Deep Learning Decisions Lack Transparency and Accountability
Key Findings
Unchecked Government Algorithms
Unreviewable government algorithms undermine due process because legal loopholes let agencies hide their logic and data from court oversight.
Automated decision systems in public agencies lack mandatory auditing rules. Without enforceable transparency requirements, officials gain unreviewable power in high-stakes areas. The U.S. government uses a secret risk-assessment algorithm for immigration detention decisions. The problem lies in legal loopholes. The Administrative Procedure Act does not classify machine-learning systems as official rulings or hearings. So agencies do not have to reveal the model's logic, training data, or performance results. This hides key decisions from courts and public review. The combination of technical secrecy and legal immunity creates decisions that individuals cannot reverse. Government reports show prolonged wrongful detentions from this gap. Deploying such unreviewable systems in enforcement actions weakens due process rights under the Fifth Amendment. As a result, calls for algorithmic accountability only work where oversight is legally required, not ethically urged.
Immigration Algorithm Use
Secret immigration algorithms do not inherently undermine due process because they operate under the same legal protections long used by agencies for discretionary decisions.
The U.S. government uses secret algorithms to decide who stays in immigration detention. These tools are part of a long pattern of agency decisions that avoid public scrutiny. Agencies have always used methods, from checklists to personal judgment, that are not fully disclosed. Laws like the Administrative Procedure Act allow this secrecy. Courts have consistently backed agency discretion, as shown by Chevron deference and exemptions from public rulemaking. Even complex algorithms fall under these same legal shields. The key point is that these systems act fast and at large scale. But they do not create a new kind of hidden decision-making. Past systems were also opaque and unreviewable. The claim that algorithms harm due process only holds if they are worse than old methods. That comparison requires proof the old systems met due process standards. No such proof is offered.

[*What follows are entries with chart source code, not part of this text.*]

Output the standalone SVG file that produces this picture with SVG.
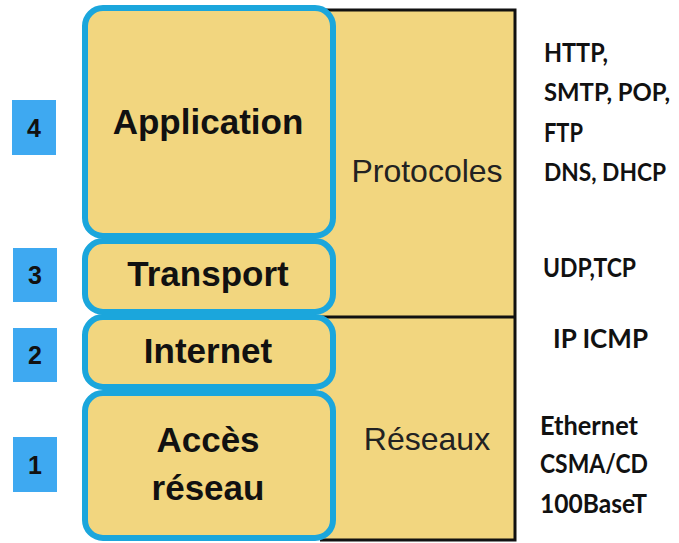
<svg xmlns="http://www.w3.org/2000/svg" width="679" height="543" viewBox="0 0 679 543">
  <style>
    .layer { fill: #f2d67f; stroke: #1ba6dc; stroke-width: 6; }
    .num { fill: #3ea9f1; }
    .numt { font-family: "Liberation Sans", Arial, sans-serif; font-weight: bold; font-size: 25px; fill: #111; text-anchor: middle; }
    .lt { font-family: "Liberation Sans", Arial, sans-serif; font-weight: bold; font-size: 35px; fill: #111; text-anchor: middle; }
    .ct { font-family: "Liberation Sans", Arial, sans-serif; font-size: 32px; fill: #222; text-anchor: middle; }
    .pt { font-family: Lato, "Open Sans", sans-serif; font-weight: bold; font-size: 26px; fill: #111; }
    .pt.sm { font-size: 24px; }
    .edge { stroke: #111; stroke-width: 3; fill: none; }
  </style>
  <rect width="679" height="543" fill="#ffffff"/>

  <g id="column">
    <rect x="320" y="10" width="195" height="530" fill="#f2d67f"/>
  </g>

  <g id="connectors">
    <path class="edge" d="M320 10 H515 V540 H320"/>
    <line class="edge" x1="320" y1="317" x2="515" y2="317"/>
  </g>

  <g id="protocoles">
    <text class="ct" x="427" y="182">Protocoles</text>
  </g>
  <g id="reseaux">
    <text class="ct" x="427" y="450">Réseaux</text>
  </g>

  <g id="layer-application">
    <rect class="layer" x="85" y="8" width="248" height="228" rx="18"/>
    <text class="lt" x="208" y="134">Application</text>
  </g>
  <g id="layer-transport">
    <rect class="layer" x="85" y="241" width="248" height="71" rx="18"/>
    <text class="lt" x="208" y="286">Transport</text>
  </g>
  <g id="layer-internet">
    <rect class="layer" x="85" y="317" width="248" height="70" rx="18"/>
    <text class="lt" x="208" y="363">Internet</text>
  </g>
  <g id="layer-acces">
    <rect class="layer" x="85" y="393" width="248" height="145" rx="18"/>
    <text class="lt" x="208" y="452">Accès</text>
    <text class="lt" x="208" y="500">réseau</text>
  </g>

  <g id="num-4">
    <rect class="num" x="12" y="100" width="44" height="55"/>
    <text class="numt" x="34" y="137">4</text>
  </g>
  <g id="num-3">
    <rect class="num" x="13" y="248" width="44" height="54"/>
    <text class="numt" x="35" y="284">3</text>
  </g>
  <g id="num-2">
    <rect class="num" x="13" y="328" width="44" height="54"/>
    <text class="numt" x="35" y="364">2</text>
  </g>
  <g id="num-1">
    <rect class="num" x="13" y="437" width="44" height="55"/>
    <text class="numt" x="35" y="474">1</text>
  </g>

  <g id="proto-app">
    <text class="pt" x="544" y="62" textLength="64" lengthAdjust="spacingAndGlyphs">HTTP,</text>
    <text class="pt sm" x="544" y="101" textLength="126" lengthAdjust="spacingAndGlyphs">SMTP, POP,</text>
    <text class="pt" x="544" y="142" textLength="39" lengthAdjust="spacingAndGlyphs">FTP</text>
    <text class="pt sm" x="544" y="181" textLength="122" lengthAdjust="spacingAndGlyphs">DNS, DHCP</text>
  </g>
  <g id="proto-transport">
    <text class="pt" x="543" y="277" textLength="93" lengthAdjust="spacingAndGlyphs">UDP,TCP</text>
  </g>
  <g id="proto-internet">
    <text class="pt" x="553" y="348" textLength="95" lengthAdjust="spacingAndGlyphs">IP ICMP</text>
  </g>
  <g id="proto-acces">
    <text class="pt" x="540" y="435" textLength="98" lengthAdjust="spacingAndGlyphs">Ethernet</text>
    <text class="pt" x="540" y="473" textLength="108" lengthAdjust="spacingAndGlyphs">CSMA/CD</text>
    <text class="pt" x="540" y="513" textLength="107" lengthAdjust="spacingAndGlyphs">100BaseT</text>
  </g>
</svg>
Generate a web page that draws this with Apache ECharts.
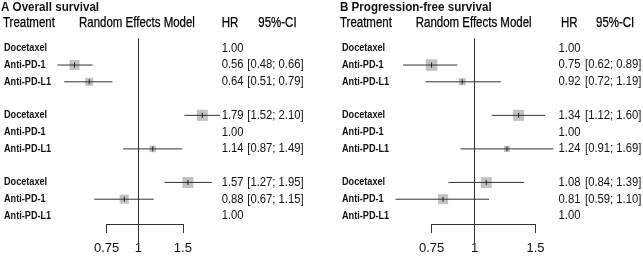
<!DOCTYPE html>
<html>
<head>
<meta charset="utf-8">
<script src="https://cdn.jsdelivr.net/npm/echarts@6/dist/echarts.min.js"></script>
<style>html,body{margin:0;padding:0;background:#fff}#c{width:643px;height:260px}</style>
</head>
<body>
<div id="c"></div>
<script>
// ---- data ----
const treatments = ['Docetaxel', 'Anti-PD-1', 'Anti-PD-L1'];
const panelTitles = ['A Overall survival', 'B Progression-free survival'];
const headers = ['Treatment', 'Random Effects Model', 'HR', '95%-CI'];
// rows: group 1 (ref Docetaxel), group 2 (ref Anti-PD-1), group 3 (ref Anti-PD-L1)
const osHR    = [1.00, 0.56, 0.64, 1.79, 1.00, 1.14, 1.57, 0.88, 1.00];
const osLow   = [null, 0.48, 0.51, 1.52, null, 0.87, 1.27, 0.67, null];
const osHigh  = [null, 0.66, 0.79, 2.10, null, 1.49, 1.95, 1.15, null];
const osWeight  = [null, 10, 8, 11, null, 6.5, 11, 9, null];
const pfsHR   = [1.00, 0.75, 0.92, 1.34, 1.00, 1.24, 1.08, 0.81, 1.00];
const pfsLow  = [null, 0.62, 0.72, 1.12, null, 0.91, 0.84, 0.59, null];
const pfsHigh = [null, 0.89, 1.19, 1.60, null, 1.69, 1.39, 1.10, null];
const pfsWeight = [null, 11.5, 7, 11, null, 6, 11, 10, null];
const axisTicks = [0.75, 1, 1.5];

// ---- layout ----
const panels = [
  {hr: osHR, lo: osLow, hi: osHigh, w: osWeight, one: 138.3, k: 110, min: 0.4, max: 2.5,
   labelX: 4, hrX: 221.7, ciX: 247.3, titleX: 1, hx: [3, 79, 221.7, 258.3]},
  {hr: pfsHR, lo: pfsLow, hi: pfsHigh, w: pfsWeight, one: 474.7, k: 150, min: 0.5, max: 2.0,
   labelX: 342, hrX: 558.5, ciX: 585, titleX: 340, hx: [340, 415.7, 561, 596]}
];
function px(p, v) { return p.one + p.k * Math.log(v); }

const grids = [], xAxes = [], yAxes = [], series = [], graphics = [];
const LINE = '#333333', BOX = '#c2c2c2', TXT = '#111111';

panels.forEach((p, pi) => {
  const left = px(p, p.min), right = px(p, p.max);
  grids.push({left: left, width: right - left, top: 38.2, bottom: 15});
  xAxes.push({type: 'log', gridIndex: 2 * pi, min: p.min, max: p.max, show: false});
  yAxes.push({type: 'value', gridIndex: 2 * pi, min: -0.6, max: 11.73, inverse: true, show: false});
  // bracket axis
  const bl = px(p, axisTicks[0]), br = px(p, axisTicks[2]);
  grids.push({left: bl, width: br - bl, top: 200, height: 24});
  xAxes.push({type: 'log', gridIndex: 2 * pi + 1, min: axisTicks[0], max: axisTicks[2],
    position: 'bottom',
    axisLine: {show: true, lineStyle: {color: LINE, width: 1}},
    axisTick: {show: true, length: 9, inside: false, customValues: axisTicks, lineStyle: {color: LINE, width: 1}},
    axisLabel: {show: true, customValues: axisTicks, margin: 18, color: TXT,
      fontFamily: 'Liberation Sans', fontSize: 13, showMinLabel: true, showMaxLabel: true,
      formatter: v => String(+(+v).toFixed(2))},
    splitLine: {show: false}});
  yAxes.push({type: 'value', gridIndex: 2 * pi + 1, show: false});

  const data = p.hr.map((v, i) => [v, Math.floor(i / 3) * 4 + (i % 3)]);
  series.push({
    type: 'custom', xAxisIndex: 2 * pi, yAxisIndex: 2 * pi, clip: false, silent: true,
    data: data,
    renderItem: function (params, api) {
      const i = params.dataIndex;
      const hr = p.hr[i], lo = p.lo[i], hi = p.hi[i], w = p.w[i];
      const c = api.coord([hr, api.value(1)]);
      const y = c[1];
      const ch = [];
      if (lo != null) {
        const a = api.coord([lo, api.value(1)]), b = api.coord([hi, api.value(1)]);
        ch.push({type: 'rect', shape: {x: c[0] - w / 2, y: y - w / 2, width: w, height: w}, style: {fill: BOX}});
        ch.push({type: 'line', shape: {x1: a[0], y1: y, x2: b[0], y2: y}, style: {stroke: LINE, lineWidth: 1}});
        ch.push({type: 'line', shape: {x1: c[0], y1: y - 2.5, x2: c[0], y2: y + 2.5}, style: {stroke: '#222', lineWidth: 1}});
      }
      ch.push({type: 'text', x: p.labelX, y: y, scaleX: 0.83,
        style: {text: treatments[i % 3], font: 'bold 11px "Liberation Sans"', fill: TXT, verticalAlign: 'middle'}});
      ch.push({type: 'text', x: p.hrX, y: y, scaleX: 0.9,
        style: {text: hr.toFixed(2), font: '12.5px "Liberation Sans"', fill: TXT, verticalAlign: 'middle'}});
      if (lo != null) {
        ch.push({type: 'text', x: p.ciX, y: y, scaleX: 0.9,
          style: {text: '[' + lo.toFixed(2) + '; ' + hi.toFixed(2) + ']', font: '12.5px "Liberation Sans"', fill: TXT, verticalAlign: 'middle'}});
      }
      return {type: 'group', children: ch};
    },
    markLine: {silent: true, symbol: 'none', label: {show: false},
      lineStyle: {color: LINE, width: 1, type: 'solid'}, data: [{xAxis: 1}]}
  });

  graphics.push({type: 'text', x: p.titleX, y: 7, scaleX: 0.86,
    style: {text: panelTitles[pi], font: 'bold 13.5px "Liberation Sans"', fill: TXT, verticalAlign: 'middle'}});
  headers.forEach((h, hi) => {
    graphics.push({type: 'text', x: p.hx[hi], y: 23.5, scaleX: 0.82,
      style: {text: h, font: '14px "Liberation Sans"', fill: '#000', stroke: '#000', lineWidth: 0.25, verticalAlign: 'middle'}});
  });
});

const chart = echarts.init(document.getElementById('c'), null, {renderer: 'canvas'});
chart.setOption({
  animation: false,
  backgroundColor: '#fff',
  grid: grids, xAxis: xAxes, yAxis: yAxes, series: series, graphic: graphics
});
</script>
</body>
</html>
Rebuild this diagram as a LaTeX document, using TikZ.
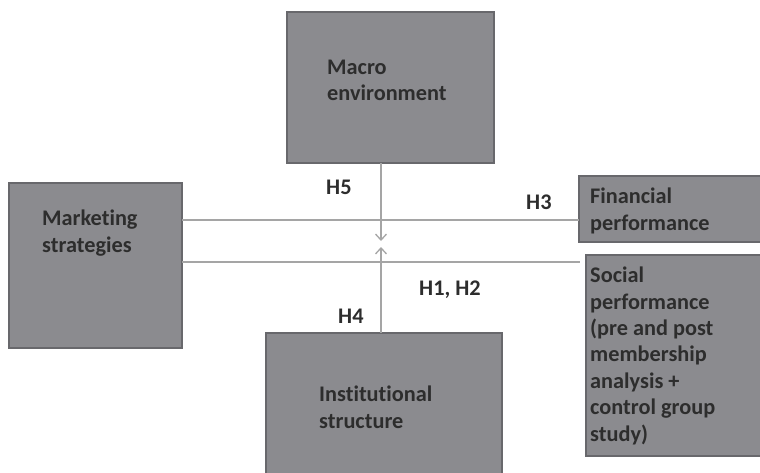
\documentclass[tikz,border=0pt]{standalone}
\usepackage{fontspec}
\setmainfont{Carlito}[Ligatures=NoCommon]
\usetikzlibrary{arrows.meta}
\definecolor{boxfill}{RGB}{139,139,143}
\definecolor{boxedge}{RGB}{104,104,108}
\definecolor{ink}{RGB}{45,45,45}
\definecolor{wire}{RGB}{165,165,165}
\tikzset{
  block/.style={draw=boxedge, fill=boxfill, line width=1.6pt},
  % multi-line labels are anchored at the baseline of their last line
  blocktext/.style={anchor=base west, align=left, inner sep=0pt, text=ink,
    font=\bfseries\fontsize{22.3}{26.4}\selectfont},
  hyp/.style={anchor=base west, inner sep=0pt, text=ink,
    font=\bfseries\fontsize{22.3}{26.4}\selectfont},
  link/.style={draw=wire, line width=1.5pt},
  arrowlink/.style={link, -{Straight Barb[length=6pt, width=11pt, line width=1.3pt]}}
}
\begin{document}
\begin{tikzpicture}[x=1pt, y=-1pt]
  \clip (0,0) rectangle (760,473);
  \fill[white] (0,0) rectangle (760,473);

  % boxes
  \draw[block] (287,12) rectangle (494,163);
  \coordinate (macroS) at (381,163);
  \draw[block] (9,183) rectangle (182,348);
  \draw[block] (579,176) rectangle (775,242);
  \draw[block] (586,255) rectangle (775,456);
  \draw[block] (266,333) rectangle (502,490);
  \coordinate (instN) at (381,333);

  % box labels
  \node[blocktext] (macro) at (327,101) {Macro\\environment};
  \node[blocktext] (mkt) at (42,252) {Marketing\\strategies};
  \node[blocktext] (fin) at (590,230) {Financial\\performance};
  \node[blocktext] (soc) at (590,441) {Social\\performance\\(pre and post\\membership\\analysis +\\control group\\study)};
  \node[blocktext] (inst) at (319,428) {Institutional\\structure};

  % connectors
  \coordinate (mktA) at (182,220);
  \coordinate (finW) at (579,220);
  \coordinate (mktB) at (182,262);
  \coordinate (socEnd) at (580,262);
  \coordinate (tipTop) at (381,241);
  \coordinate (tipBot) at (381,247);
  \draw[link] (mktA) -- (finW);
  \draw[link] (mktB) -- (socEnd);
  \draw[arrowlink] (macroS) -- (tipTop);
  \draw[arrowlink] (instN) -- (tipBot);

  % hypothesis labels
  \node[hyp] (h5) at (326,195) {H5};
  \node[hyp] (h3) at (526,210) {H3};
  \node[hyp] (h12) at (419,295) {H1, H2};
  \node[hyp] (h4) at (338,323) {H4};
\end{tikzpicture}
\end{document}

Private Control Of Public Systems
Unreviewable algorithmic power in government stems from private vendors' control over system access, established through procurement contracts that preempt transparency.
Federal agencies often outsource key legal decisions to private companies. They do so under procurement rules that prioritize low cost and fast delivery. These rules also protect corporate secrets. As a result, companies can block access to how their systems work. They claim trade-secret protection under federal contract law. Agencies accept this to meet performance targets and stay within budget. A major government study found contracts bar officials from inspecting the software's inner workings. This means private firms hold veto power over transparency. The government transfers decision authority to corporations whose profit goals conflict with public accountability. These early contract choices come before any legal transparency rules apply. So, the real cause of hidden algorithmic power is not lack of legal rules. It is the private control built into public systems through procurement. Private contracts shape the system before laws can intervene. That control prevents public review by design.
Algorithmic Government Growth
Algorithmic decision-making spreads in government because performance rules reward measurable output, making efficiency gains the main driver, not legal or technical oversight.
Federal agencies increasingly use algorithms to make decisions. This shift happens because budget rules and performance reviews favor automated systems. The Office of Management and Budget requires agencies to meet numerical targets. These targets reward high output and cost savings. Automation helps meet these goals quickly and at scale. Agencies are judged on measurable results each year. Algorithms produce clear, trackable outcomes. This makes them look like improvements in performance. Legal rules about transparency or fairness do not override this advantage. Even when auditors find risks to due process, agencies keep using algorithms. The system rewards efficiency above all. This creates a cycle. Once adopted, automated systems become routine. Change requires overcoming years of established practice. Efficiency metrics shape decisions more than oversight rules. Accountability tools come after the choices are made.